Eat: Roasted Acorn Squash...a Matthew Ritter production

The world is comprised of those who like to cook and those who do not. Of the former, the divide continues further with recipe people and non-recipe people. I fall into the first camp. Matthew falls into the second. I want/need to know exactly how much of exactly what to add exactly when. Matt, on the other hand, is a freewheeling MacGyver in the kitchen. This is the man who added coffee--coffee--to a pot of chili! Grape jelly in stir fry! Soda in barbecue sauce! And do you know what? It works deliciously every time. He is a nice yin to my culinary yang.

All that is to say that this recipe for Stuffed Roasted Acorn Squash is a Matthew Ritter original. The dish is a great combination of fancy presentation and comfort food taste. The ready-made bowls present prettily with their scalloped edges and orange flesh. The acorn squash itself has a smooth texture and subtle nutty flavor. Both of these characteristics areamplified by a filling of walnuts and couscous. Then every few bites you get the unexpected yet complementary tart kick of cranberry. A wonderful mix!

On an unrelated note, I would like to add that I have been very busy lately crafting it up like you wouldn't believe. However, all of my recent projects have been Christmas-themed and I'm afraid that it is just too early to start posting it. The retailers of America would disagree.

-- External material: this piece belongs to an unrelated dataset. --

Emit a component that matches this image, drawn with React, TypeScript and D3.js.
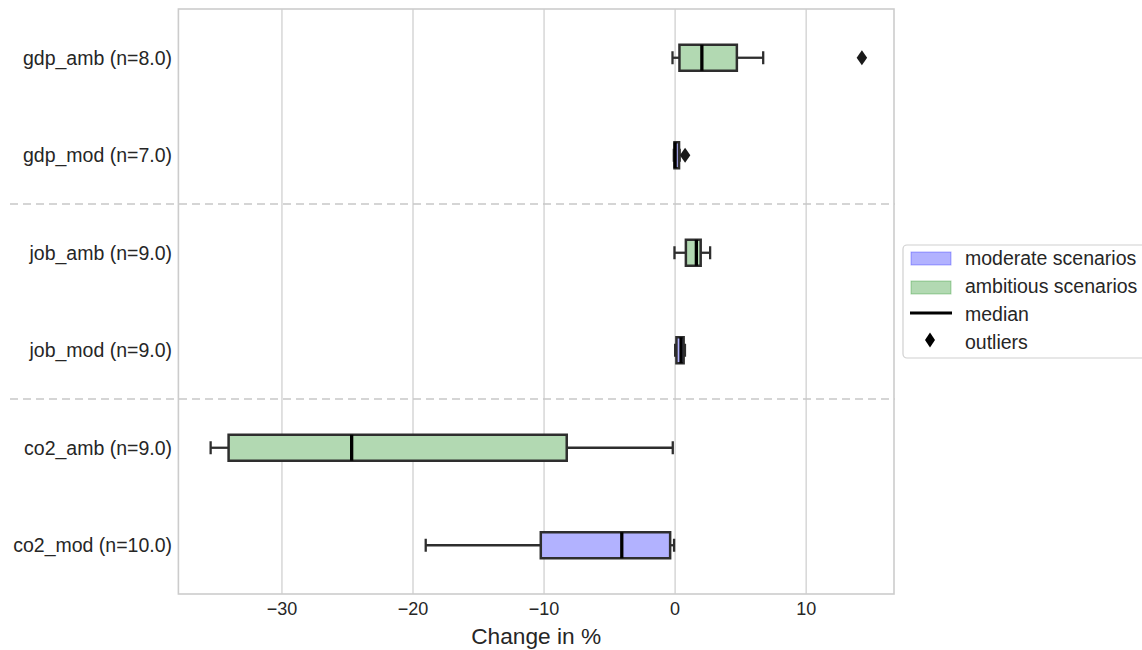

So get ready for a flurry of fun posts in a few weeks!

Stuffed Roasted Acorn Squash

2 acorn squash
2 tablespoons olive oil
1/2 teaspoon dried sage
2 garlic cloves
2 shallots
3/4 cup water
1/4 cup ginger ale
2/3 cup couscous
1/2 cup walnuts, chopped
1/4-1/3 cup dried cranberries

Begin by cutting the squash in half horizontally and removing the seeds and stems. Pour a small amount of water into a shallow baking pan, just enough to line the bottom. Then place each squash half (cut-side down) into the pan. Roast for 40-45 minutes at 355°F.

Towards the end of roasting time, you should prepare the stuffing. Heat the olive oil in a medium size saucepan and add your sage, garlic, and shallots. After a few minutes, pour in the water and ginger ale. Once boiling, stir in the couscous and remove the pan from heat. The couscous should absorb all liquid. If not, heat additionally as needed. Lastly, stir in the walnuts and dried cranberries

After the squash are roasted, plate each half and fill with stuffing.


Want another great fall-time recipe? This week I made Pumpkin Spiced French Toast.

Friday, November 02, 2012

Make: All-in-One Planner (free printable!)

In the Ritter house, we like to joke that I am the social gatekeeper. If you want to know when we are free for dinner, what date that appointment is scheduled, or when the parking pass was last paid, you best come to me first. My little datebook is never too far from me. Actually I have two datebooks. Crazy, I know. One is very small and fits in my equally small purse  and the other is large so I can write notes while appreciating alternating pages of fine art prints. But I digress.

Gradually, it became clear that we needed some way for all relevant household parties to know what the coming week had in store, not just me.

I was simultaneously growing tired of drafting several partial-grocery lists on random slips of paper, just to be lost somewhere in the ether. Or worse, I would run out of garlic and make a "mental note" which is the equivalent of deciding I shall never again use garlic.

Plus I needed a convenient (and noticeable) spot to remind myself of things like "call so and so about such and such" or "take salsa to work party Friday!".

I love browsing all of the organizational print-outs, binders, and such on lady-blogs. However, I am not a homeschooling mother of three who needs so much elaborate stuff. Thus I grabbed the bull by the horns and made my own handy dandy planner for my refrigerator. It is streamlined, simple, and small. I laminated it, attached a small dry-erase marker, and then added magnets on the back.

I've been using it for several months and quite like it. So much so, that I figured I might as well share it! Feel free to print it for private use. If you don't have access to a laminator, you can buy laminate pockets at most office supply stores. I hope you find this helpful!